Why cannot the load part of the atomic RMW instruction pass the earlier store to unrelated location in TSO(x86) memory consistency model?

4
votes

It's known that x86 architecture doesn't implement sequential consistency memory model because of usage of write buffers, so that store->load reordering can take place (later loads can be committed while the earlier stores still reside in write buffers waiting for the commit to L1 cache).

In A Primer on Memory Consistency and Coherence we can read about Read-Modify-Write(RMW) operations in Total Store Order(TSO) memory consistency model (which is supposed to be very similar to x86):

... we consider the RMW as a load immediately followed by a store. The load part of the RMW cannot pass earlier loads due to TSO’s ordering rules. It might at first appear that the load part of the RMW could pass earlier stores in the write buffer, but this is not legal. If the load part of the RMW passes an earlier store, then the store part of the RMW would also have to pass the earlier store because the RMW is an atomic pair. But because stores are not allowed to pass each other in TSO, the load part of the RMW cannot pass an earlier store either.

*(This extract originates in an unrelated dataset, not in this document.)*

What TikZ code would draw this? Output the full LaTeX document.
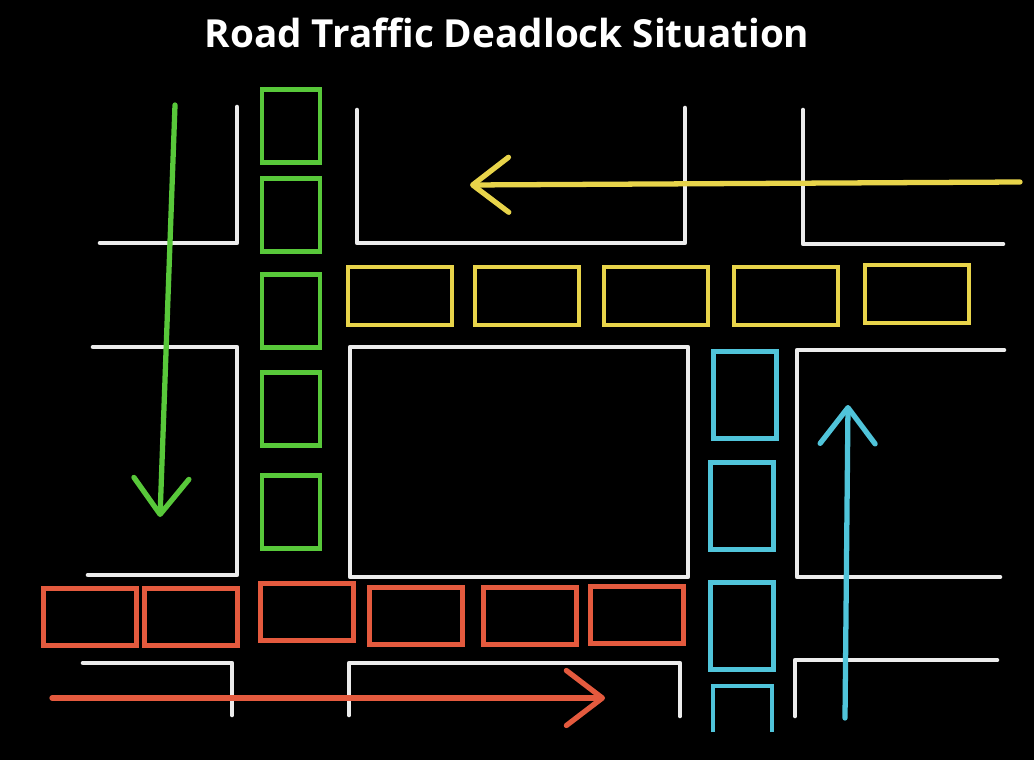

Ok, atomic operation must be atomic, i.e. the memory location accessed by RMW can't be accessed by another threads/cores during the RMW operation, but what, if the earlier store passes by load part of the atomic operation is not related to the memory location accessed by RMW? Assume we have the following couple of instructions (in pseudocode):

store int32 value in 0x00000000 location
atomic increment int32 value in 0x10000000 location

The first store is added to the write buffer and is waiting for its turn. Meanwhile, the atomic operation loads the value from another location (even in another cache line), passing the first store, and adds store into the write buffer next after the first one. In global memory order we'll see the following order:

load (part of atomic) -> store (ordinal) -> store (part of atomic)

Yes, maybe it's not a best solution from the performance point of view, since we need to hold the cache line for the atomic operation in read-write state until all preceding stores from the write buffer are committed, but, performance considerations aside, are there any violations of TSO memory consistency model is we allow for the load part of RMW operation to pass the earlier stores to unrelated locations?

2
x86atomiccpu-architecturememory-barriersmemory-model
If you are using an instruction pair( load linked- store conditional) to implement the atomic increment operation, I cant see anything wrong with your suggested order. However, if it's a single instruction, then it's not possible as the load part of atomic becomes a micro op, and we are trying to mix ops and micro ops, probably not a good idea.Isuru H
@IsuruH On x86 it's a single instruction. But what could be wrong with such mixing? Micro load op doesn't wait for the previous stores and takes the value from cache, while micro store op just places the result in the write buffer.undermind
@IsuruH On x86 RMW operations are implemented with lock prefix, which, among other things, can hold cache line in M state during the execution of the atomic instruction. Once the instruction is retired, the lock is released, so, yes, placing the store part of RMW operation in the write buffer can violate the atomicity of the operation, since from the time the store was placed till the time it's written to cache any other core can access the old value. So it particularly gives the answer to my question, though it is rather an implementation detail than a conceptual limitation of TSO.undermind
Thanks !! your comment and @Leeor answer explains why this cannot be done. However in my head it sounds, technically you can allow a store to a different cache line to be drained between read and write of the atomic operation. My knowledge on micro ops is bit limited, so I am not sure how you would reorder parts of an instruction, to me reordering happen at instruction level.Isuru H
@IsuruH AFAIK, such "reordering" may happen even without actual reordering of the instructions by the CPU. Even if you have a scalar CPU with a single pipeline and in-order commit, all you need is to load values immediately from the cache or write buffer (if it contains recent stores to the needed location), but to push stores to write buffer, thus delaying them. In such case the global order of Store->Load memory operations will be changed even if they are micro-ops.undermind

2 Answers

5
votes

You could ask the same question about any store + load pair to different addresses: the load may be executed earlier internally than the older store due to out-of-order execution. In X86 this would be allowed, because:

Loads may be reordered with older stores to different locations but not with older stores to the same location

(source: Intel 64 Architecture Memory Ordering White Paper)

However, in your example, the lock perfix would prevent that, because (from the same set of rules):

Locked instructions have a total order

This means that the lock would enforce a memory barrier, like an mfence (and indeed some compilers use a locked operation as a fence). This will usually make the CPU stop the execution of the load until the store buffer has drained, forcing the store to execute first.

0
votes

since we need to hold the cache line for the atomic operation in read-write state until all preceding stores from the write buffer are committed, but, performance considerations aside

If you hold a lock L while you do operations S that are of same nature as those prevented by L, that is there exist S' that can be blocked (delayed) by L and S can be blocked (delayed) by L', then you have the recipe for a deadlock, unless you are guaranteed to be the only actor doing that (which would make the whole atomic thing pointless).